PERSONAL LIABILITY OF OFFICERS AND DIRECTORS
- The personal liability of each officer and director of the corporation for monetary damage for breach of fiduciary duty as an officer or director shall be eliminated to the full extent permitted by S 48-52-102(3) of the Tennessee Code annotated.
- The corporation shall indemnify an individual who is a party to a proceeding because such individual is or was a member of the board of directors, an officer of the corporation, or an employee or agent of the corporation against liability incurred in the proceeding and, prior to the disposition thereof, advance the reasonable expenses incurred by such individual to the extent permitted under S48-58-502, S48-58-504, and S48-58-507 of the Tennessee Coded Annotated. The determination of entitlement to indemnification and advancement of expenses shall be made in accordance with S48-58-506 of the Tennessee Code Annotated. Every reference herein to a member of the board of directors, officer, employee or agent of the corporation shall include every director, officer, employee and agent thereof and former director, officer, employee and agent thereof. The right of indemnification herein provided shall be in addition to any and all rights to which any director, officer, employee or agent of the association might otherwise be entitled and provisions hereof shall neither impair nor adversely affect such rights.
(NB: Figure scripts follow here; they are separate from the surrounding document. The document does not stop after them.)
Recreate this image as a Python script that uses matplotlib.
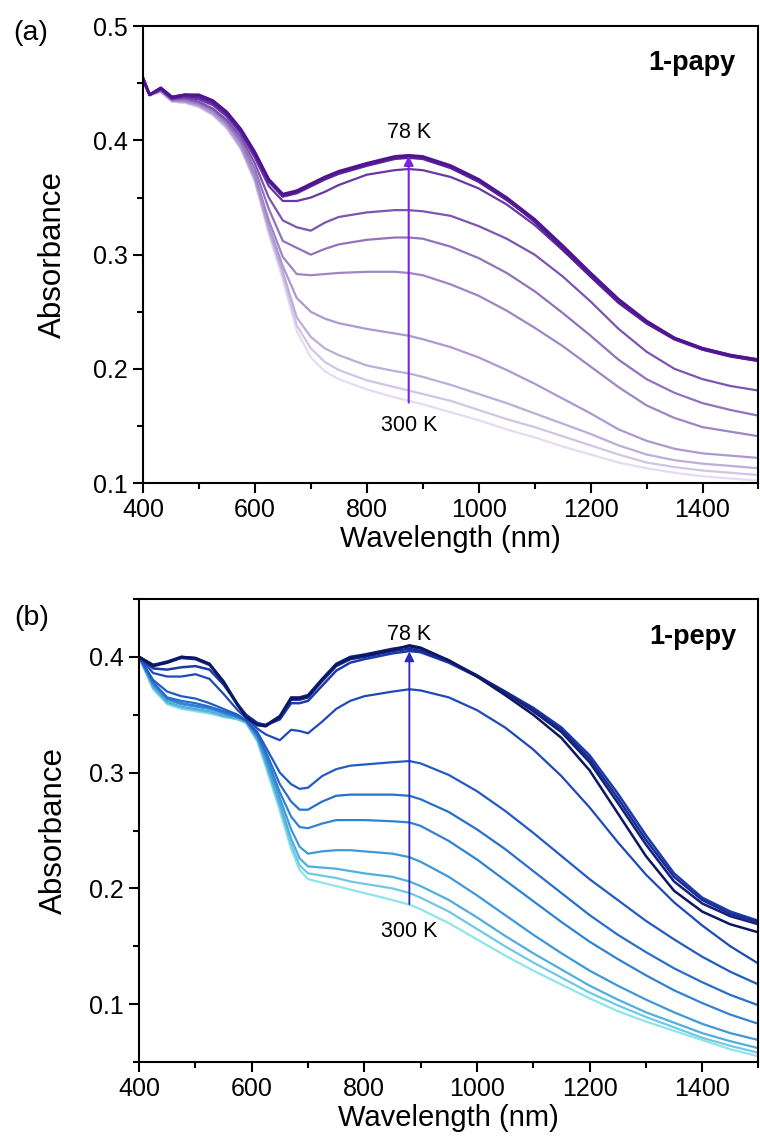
import matplotlib
matplotlib.use("Agg")
import matplotlib.pyplot as plt
import numpy as np
from matplotlib.colors import LinearSegmentedColormap
from matplotlib.ticker import MultipleLocator

plt.rcParams["font.family"] = ["Liberation Sans", "DejaVu Sans"]

# ---- (a) 1-papy : wavelength grid and spectra, 78 K (first) -> 300 K (last)
wl_a = [400, 412, 432, 452, 475, 500, 525, 550, 575, 600, 625, 650, 675, 700, 725, 750,
        800, 850, 875, 900, 950, 1000, 1050, 1100, 1150, 1200, 1250, 1300, 1350, 1400, 1450, 1500]

a1 = [.455, .440, .446, .438, .440, .440, .435, .425, .410, .390, .366, .353, .356, .362, .368, .373,
      .380, .386, .387, .386, .378, .366, .350, .331, .308, .284, .261, .242, .227, .218, .212, .208]
a2 = [.455, .440, .446, .438, .440, .439, .434, .424, .409, .389, .365, .352, .355, .361, .367, .372,
      .379, .385, .386, .385, .377, .365, .349, .329, .305, .281, .258, .240, .226, .217, .211, .207]
a3 = [.454, .440, .445, .437, .439, .438, .433, .423, .408, .388, .364, .351, .354, .360, .366, .371,
      .378, .384, .385, .384, .376, .364, .348, .330, .307, .283, .260, .241, .227, .218, .212, .208]
a4 = [.454, .440, .445, .437, .438, .436, .431, .421, .406, .385, .360, .347, .347, .350, .355, .361,
      .370, .374, .375, .374, .368, .358, .344, .326, .304, .281, .259, .240, .226, .217, .211, .207]
a5 = [.453, .440, .444, .436, .437, .434, .428, .418, .403, .380, .350, .330, .324, .321, .328, .333,
      .337, .339, .339, .338, .334, .325, .314, .300, .281, .259, .235, .215, .200, .191, .185, .181]
a6 = [.453, .440, .444, .436, .436, .433, .427, .416, .400, .375, .340, .312, .306, .300, .305, .309,
      .313, .315, .315, .314, .307, .297, .284, .268, .249, .229, .208, .191, .179, .170, .164, .159]
a7 = [.452, .440, .444, .435, .435, .432, .426, .415, .398, .370, .330, .298, .283, .282, .283, .284,
      .285, .285, .284, .282, .274, .264, .251, .236, .220, .202, .184, .168, .157, .149, .145, .141]
a8 = [.452, .440, .443, .435, .434, .431, .424, .413, .395, .367, .325, .290, .262, .250, .244, .240,
      .235, .231, .229, .226, .219, .210, .199, .187, .174, .161, .147, .137, .130, .126, .124, .122]
a9 = [.452, .440, .443, .435, .434, .430, .423, .412, .394, .366, .322, .285, .245, .228, .218, .212,
      .203, .198, .196, .193, .186, .178, .170, .161, .152, .143, .133, .125, .120, .117, .115, .113]
a10 = [.452, .440, .443, .434, .433, .430, .423, .411, .393, .365, .320, .282, .238, .218, .206, .199,
       .190, .184, .181, .178, .172, .164, .156, .149, .141, .133, .125, .118, .114, .111, .109, .107]
a11 = [.451, .439, .442, .434, .433, .429, .422, .410, .392, .364, .318, .278, .233, .210, .198, .191,
       .182, .175, .172, .169, .162, .155, .147, .140, .132, .125, .118, .113, .109, .106, .104, .102]
spectra_a = [a1, a2, a3, a4, a5, a6, a7, a8, a9, a10, a11]

# ---- (b) 1-pepy
wl_b = [400, 425, 450, 475, 500, 525, 550, 575, 590, 610, 625, 650, 670, 685, 700, 725, 750,
        775, 800, 850, 880, 900, 950, 1000, 1050, 1100, 1150, 1200, 1250, 1300, 1350, 1400, 1450, 1500]

b1 = [.400, .392, .395, .400, .399, .394, .378, .358, .348, .341, .340, .348, .364, .364, .366, .380, .393,
      .399, .401, .406, .410, .408, .397, .383, .367, .350, .330, .302, .265, .228, .198, .180, .169, .162]
b2 = [.400, .393, .396, .400, .399, .394, .379, .359, .349, .342, .341, .349, .365, .365, .367, .381, .394,
      .400, .402, .407, .409, .407, .397, .384, .369, .353, .335, .309, .274, .238, .206, .187, .176, .169]
b3 = [.400, .393, .395, .399, .398, .393, .378, .359, .349, .342, .341, .348, .363, .363, .365, .379, .392,
      .398, .400, .405, .407, .405, .396, .384, .370, .355, .337, .312, .278, .242, .210, .190, .178, .171]
b4 = [.400, .390, .389, .391, .392, .389, .376, .359, .350, .343, .341, .346, .360, .360, .362, .375, .388,
      .395, .398, .403, .405, .404, .395, .383, .370, .356, .339, .315, .282, .246, .213, .192, .180, .172]
b5 = [.400, .386, .383, .383, .385, .381, .368, .354, .347, .338, .333, .328, .337, .336, .334, .344, .355,
      .362, .366, .370, .372, .371, .365, .354, .339, .320, .297, .270, .240, .212, .188, .168, .150, .135]
b6 = [.400, .380, .370, .366, .364, .360, .355, .350, .345, .335, .322, .300, .290, .286, .287, .297, .303,
      .306, .307, .309, .310, .308, .298, .284, .267, .248, .228, .208, .190, .172, .156, .141, .128, .117]
b7 = [.400, .378, .365, .362, .360, .357, .353, .349, .345, .333, .318, .290, .275, .268, .268, .275, .280,
      .281, .281, .281, .280, .277, .266, .251, .234, .215, .196, .177, .160, .145, .131, .119, .108, .099]
b8 = [.400, .377, .364, .360, .358, .356, .352, .348, .345, .332, .315, .283, .262, .253, .252, .256, .259,
      .259, .259, .258, .257, .254, .241, .225, .207, .189, .171, .154, .139, .125, .112, .101, .091, .083]
b9 = [.400, .376, .363, .359, .357, .355, .351, .348, .345, .331, .312, .278, .251, .236, .230, .232, .233,
      .233, .232, .230, .227, .223, .210, .194, .177, .160, .144, .129, .116, .104, .093, .083, .075, .069]
b10 = [.400, .374, .361, .357, .355, .353, .349, .347, .344, .329, .309, .273, .243, .226, .219, .218, .217,
       .215, .213, .210, .206, .202, .190, .175, .159, .144, .130, .116, .104, .093, .084, .075, .068, .062]
b11 = [.400, .373, .360, .356, .354, .352, .349, .346, .343, .328, .307, .270, .238, .220, .213, .211, .209,
       .206, .204, .200, .196, .192, .180, .165, .150, .136, .123, .110, .099, .089, .080, .071, .064, .058]
b12 = [.399, .372, .359, .355, .353, .351, .348, .346, .343, .327, .305, .267, .234, .216, .208, .205, .202,
       .199, .196, .190, .186, .182, .170, .156, .142, .129, .117, .105, .094, .085, .077, .069, .061, .055]
spectra_b = [b1, b2, b3, b4, b5, b6, b7, b8, b9, b10, b11, b12]

cmap_a = LinearSegmentedColormap.from_list("pur", ["#4f1591", "#5e2a9e", "#9272be", "#b3a1d3", "#e4dcf1"])
cmap_b = LinearSegmentedColormap.from_list("blu", ["#0d1660", "#1a2f9c", "#1f4fc0", "#2c7bd0", "#4aa8dc", "#90e4ea"])


def style_axes(ax, ylim, label_x):
    ax.set_xlim(400, 1500)
    ax.set_ylim(*ylim)
    ax.xaxis.set_major_locator(MultipleLocator(200))
    ax.xaxis.set_minor_locator(MultipleLocator(100))
    ax.yaxis.set_major_locator(MultipleLocator(0.1))
    ax.yaxis.set_minor_locator(MultipleLocator(0.05))
    ax.tick_params(which="both", direction="out", width=1.5, labelsize=18, top=False, right=False)
    ax.tick_params(which="major", length=7, pad=4)
    ax.tick_params(which="minor", length=4)
    for s in ax.spines.values():
        s.set_linewidth(1.5)
    ax.set_xlabel("Wavelength (nm)", fontsize=21, labelpad=2)
    ax.set_ylabel("Absorbance", fontsize=22.5)
    ax.yaxis.set_label_coords(label_x, 0.5)


fig = plt.figure(figsize=(7.6, 11.42), dpi=100)

# panel (a)
ax1 = fig.add_axes([0.188, 0.577, 0.810, 0.400])
n = len(spectra_a)
for i in range(n - 1, -1, -1):
    ax1.plot(wl_a, spectra_a[i], color=cmap_a(i / (n - 1)), lw=1.6 if i > 2 else 2.0)
style_axes(ax1, (0.1, 0.5), -0.121)
ax1.annotate("", xy=(875, 0.389), xytext=(875, 0.168),
             arrowprops=dict(arrowstyle="-|>", color="#7a22e6", lw=1.5, mutation_scale=14))
ax1.text(875, 0.407, "78 K", ha="center", va="center", fontsize=15.5)
ax1.text(875, 0.150, "300 K", ha="center", va="center", fontsize=15.5)
ax1.text(0.963, 0.92, "1-papy", transform=ax1.transAxes, ha="right", va="center",
         fontsize=19.5, fontweight="bold")
fig.text(0.017, 0.971, "(a)", fontsize=20.5, ha="left", va="center")

# panel (b)
ax2 = fig.add_axes([0.183, 0.070, 0.815, 0.4055])
n = len(spectra_b)
for i in range(n - 1, -1, -1):
    ax2.plot(wl_b, spectra_b[i], color=cmap_b(i / (n - 1)), lw=1.6 if i > 3 else 1.8)
style_axes(ax2, (0.05, 0.45), -0.114)
ax2.annotate("", xy=(880, 0.407), xytext=(880, 0.184),
             arrowprops=dict(arrowstyle="-|>", color="#2a2ab8", lw=1.3, mutation_scale=14))
ax2.text(880, 0.419, "78 K", ha="center", va="center", fontsize=15.5)
ax2.text(880, 0.163, "300 K", ha="center", va="center", fontsize=15.5)
ax2.text(0.965, 0.918, "1-pepy", transform=ax2.transAxes, ha="right", va="center",
         fontsize=19.5, fontweight="bold")
fig.text(0.019, 0.459, "(b)", fontsize=20.5, ha="left", va="center")

fig.savefig("out.png", dpi=100)
plt.close(fig)
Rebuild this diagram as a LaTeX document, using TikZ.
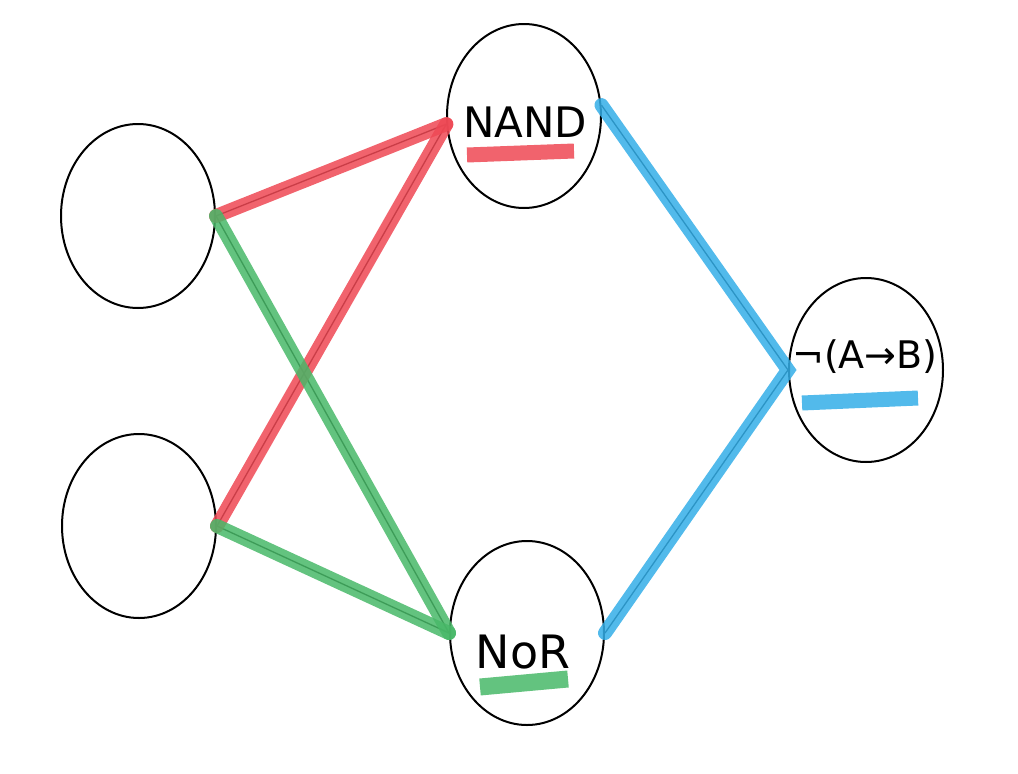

The board will establish committees as needed which may include:
- Nominating Committee
- Government/Legal Affairs Committee
- Social Committee
- Newsletter/Web Site Committee
- Grounds Committee
- Membership/Block Captain Committee
- The Association will meet at a minimum of one time per year. The meeting dates will be established by the President and approved by the Board of Directors. Notification will be by written or oral notice. Other meetings as deemed necessary by the Board of Directors may be held. Homeowners will be notified at least five (5) days before such meeting by written or oral notice. The purpose of the meeting shall be included in the notice.
- A special meeting of the Association may be called upon written request to the President by a minimum of eight (8) voting members of the Association.
- Board of Directors meeting shall be called as necessary by the President or a majority of the Board of Directors.
- Decisions made at the annual meeting require approval of quorum of qualified voters. Ten percent of the paid Homeowner membership will constitute a quorum.
ELECTION OF OFFICERS:
- The officers shall be elected at the annual meeting of the Association and shall take office at the fall meeting of the Board of Directors.
- The officers shall serve for two (2) year terms and can be elected to consecutive terms.
- The office of President and Secretary are voted in odd years and the Vice President and Treasurer in even years to enable consistency of the Board.
- The Nominating Committee shall present a slate of nominees for the offices to be filled at the annual meeting, followed by a vote.
- Nominees must be dues paying members.
- Nominees must receive a simple majority of votes placed.
- The Board of Directors will have the responsibility of creating any amendments to the By-Laws and have them ratified by the members of the Association.
- The By-laws may be amended at any regular or special meeting of the membership with 30 days notice given to all members.
- Proposed changes must be approved by a majority of voters present.